İmamlar bir tür sivil toplum diplomatlarıdır. Ancak şunun altını çizmemiz gerekiyor; ‘sivil toplum mühendisi’ değil, ‘sivil toplum diplomatlarıdır’. Mühendis ile diplomat arasındaki farkların en önemli olanlarından biri de şudur: İlki kendince kati hesaplar yapar ve sürecin gidişatı ile sonuçlarına dair kendinden emin bir tavır sergiler; onun için tek odak noktası sonuç olup sürecin önemi ikinci derecede dikkate alınır. Diplomasiye gelince, süreci ve sonucu etkileyen sınırsız etkenler her zaman göz önünde bulundurulur. O sebeple toplum mühendisleri çoğu zaman hesaba katmadıkları sonuçlarla karşılaşırlar. Din hizmetleri de bir diplomasi alanıdır ve Aliya’nın ifadesi ile İslam’ın canlı tezahürü olarak Müslüman, yola koyulmanın, yolda olmanın adıdır. İslam bir ütopya (idealizm) veya bir dram (materyalizm) değildir; o, üçüncü yoldur, idealist bir realizm, realist bir idealizmdir. Yolda olmak kulların işi, sonuca ulaşmak Allah’ın takdiridir.


Ilona Szabó de Carvalho’nun tecrübeleri ile konuşursak sivil toplum diplomatlarının en temel 3 görevi; toplumsal kaygıları ve beklentileri seslendirmek, yerel hassasiyetler tarafından baskı altına alınmamak ve nihayet devlet ya da vatandaşlar tarafından organize edilen sosyal ağların etkisinde kalmamak şeklinde özetlenebilir.”
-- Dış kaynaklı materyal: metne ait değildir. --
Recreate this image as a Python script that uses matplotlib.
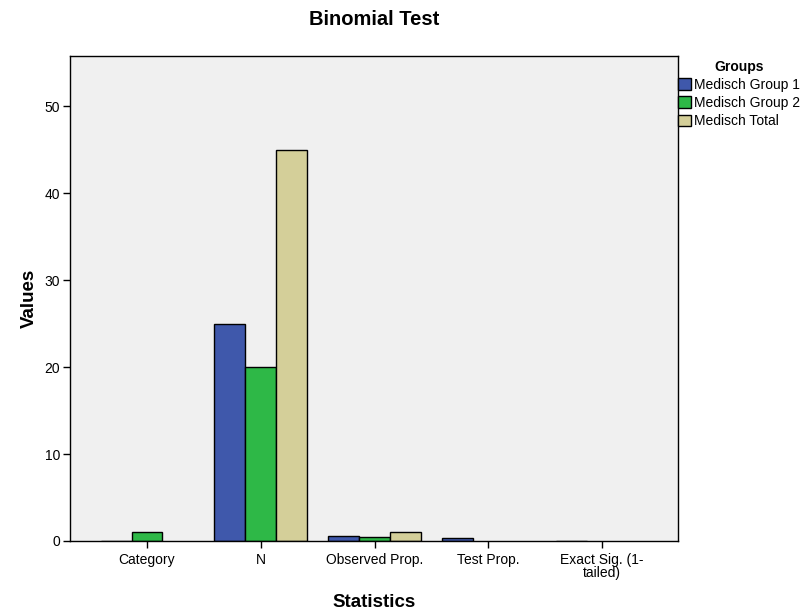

Türkiye’de din hizmetlerinin önünde bugün çok ciddi sorunlar olduğunu ifade eden Rektör Prof. Dr. Polat, batıl inançların, bizden olmayan düşüncelerin fikir dünyamızı talan eden yapısının, imamlarımıza büyük sorumluluklar yüklediğine dikkat çekti ve sözlerine şöyle devam etti:


“Din hizmetleri ile meşgul olanlar, dünyevi menfaatleri uğruna hizmeti araç edinmemelidirler. Dünyaya meyletmeyen bir bakış açısının kazandıracağı özgüven yüksekliği, imam ve hatiplere söylem ve eylem üstünlüğü kazandıracaktır.”


Rektörümüz, İmam-Hatiplerin birleştirici rolünün bölge bölge, semt semt organize olmayı ve alana özel fikirler ve stratejiler geliştirmeyi zorunlu kıldığını anlattı. Bir zamanlar bütünleşik coğrafyalarda yaşayan insanların bugün için birbirinden bağımsız işlevleri olan, nitelikleri benzerlik göstermeyen, heterojen bireylerle ya da gruplarla muhatap olduğuna dikkat çeken Rektörümüz, imam ve hatiplerin bir kurmay stratejisi ile taktikler geliştirmek durumunda olduklarını vurguladı.


Öte yandan günümüz dünyasının küçüldüğünü, özellikle Türkiye’nin son yıllarda ihraz ettiği konum sebebiyle İslam dünyasının odak noktası haline geldiğine ifade eden Prof. Dr. Polat, farklı dillerde hutbe irat edebilecek imamlar yetiştirmenin vakti geldiğini de hatırlattı.


Bir açılış konferansı olarak organize edilen bu ilk toplantının, bundan sonraki yıllarda daha geniş katılımlı olarak tekrar edilmesi yönünde katılımcılar tarafından ortak irade beyanında bulunuldu.